Last month, a family from northern Israel was visiting the museum when their youngest son tipped over the jar, which smashed into pieces.

Alex Geller, the boy’s father, said his son — the youngest of three — is exceptionally curious, and that the moment he heard the crash, “please let that not be my child” was the first thought that raced through his head.

The jar has been on display at the Hecht Museum in Haifa for 35 years. It was one of the only containers of its size and from that period still complete when it was discovered.

The Bronze Age jar is one of many artifacts exhibited out in the open, part of the Hecht Museum’s vision of letting visitors explore history without glass barriers, said Inbal Rivlin, the director of the museum, which is associated with Haifa University in northern Israel.

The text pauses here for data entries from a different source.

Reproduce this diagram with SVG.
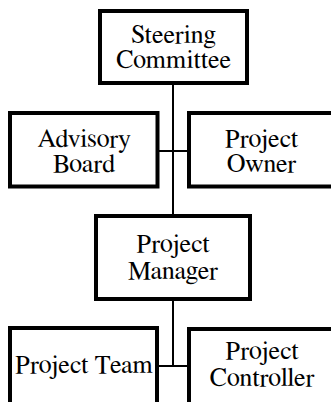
<svg xmlns="http://www.w3.org/2000/svg" width="331" height="402" viewBox="0 0 331 402">
  <style>
    .box { fill: #ffffff; stroke: #000000; stroke-width: 4; }
    .link { stroke: #000000; stroke-width: 2; fill: none; }
    text { font-family: FreeSerif, "DejaVu Serif", serif; font-size: 26px; fill: #000000; text-anchor: middle; }
  </style>
  <rect width="331" height="402" fill="#ffffff"/>
  <!-- connectors: main spine with two cross bars -->
  <g id="connectors">
    <line class="link" x1="173" y1="84" x2="173" y2="216"/>
    <line class="link" x1="158" y1="151" x2="188" y2="151"/>
    <line class="link" x1="173" y1="300" x2="173" y2="366"/>
    <line class="link" x1="158" y1="366" x2="188" y2="366"/>
  </g>
  <g id="steering-committee">
    <rect class="box" x="100" y="11" width="147" height="72"/>
    <text x="173.5" y="43">Steering</text>
    <text x="173.5" y="68">Committee</text>
  </g>
  <g id="advisory-board">
    <rect class="box" x="10" y="113" width="147.5" height="73.5"/>
    <text x="84" y="147">Advisory</text>
    <text x="84" y="172">Board</text>
  </g>
  <g id="project-owner">
    <rect class="box" x="189" y="113" width="147" height="73.5"/>
    <text x="261.5" y="147">Project</text>
    <text x="261.5" y="172">Owner</text>
  </g>
  <g id="project-manager">
    <rect class="box" x="96" y="216" width="154" height="83"/>
    <text x="173" y="252">Project</text>
    <text x="173" y="279">Manager</text>
  </g>
  <g id="project-team">
    <rect class="box" x="10" y="328" width="147" height="100"/>
    <text x="84" y="373">Project Team</text>
  </g>
  <g id="project-controller">
    <rect class="box" x="189" y="329" width="147" height="100"/>
    <text x="262" y="359">Project</text>
    <text x="262" y="386">Controller</text>
  </g>
</svg>
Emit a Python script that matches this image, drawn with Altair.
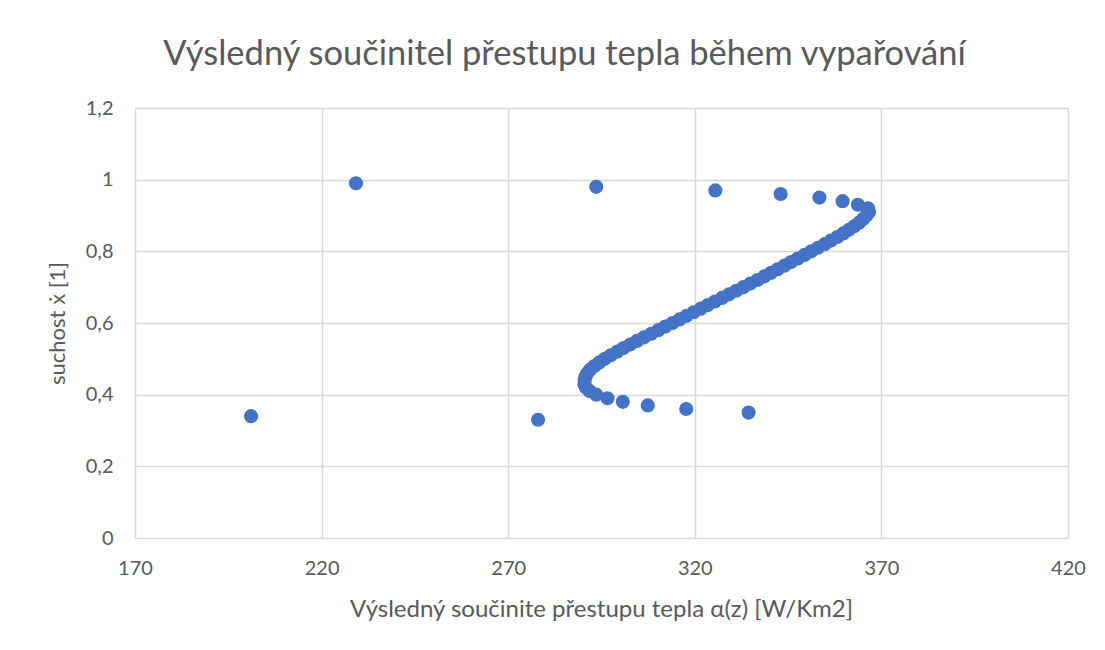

It was likely used to hold wine or oil, and dates back to between 2200 and 1500 B.C.

Rivlin and the museum decided to turn the moment, which captured international attention, into a teaching moment, inviting the Geller family back for a special visit and hands-on activity to illustrate the restoration process.

Rivlin added that the incident provided a welcome distraction from the ongoing war in Gaza. “Well, he’s just a kid. So I think that somehow it touches the heart of the people in Israel and around the world,“ said Rivlin.

Roee Shafir, a restoration expert at the museum, said the repairs would be fairly simple, as the pieces were from a single, complete jar. Archaeologists often face the more daunting task of sifting through piles of shards from multiple objects and trying to piece them together.

Experts used 3D technology, hi-resolution videos, and special glue to painstakingly reconstruct the large jar.

Less than two weeks after it broke, the jar went back on display at the museum. The gluing process left small hairline cracks, and a few pieces are missing, but the jar’s impressive size remains.

The only noticeable difference in the exhibit was a new sign reading “please don’t touch.”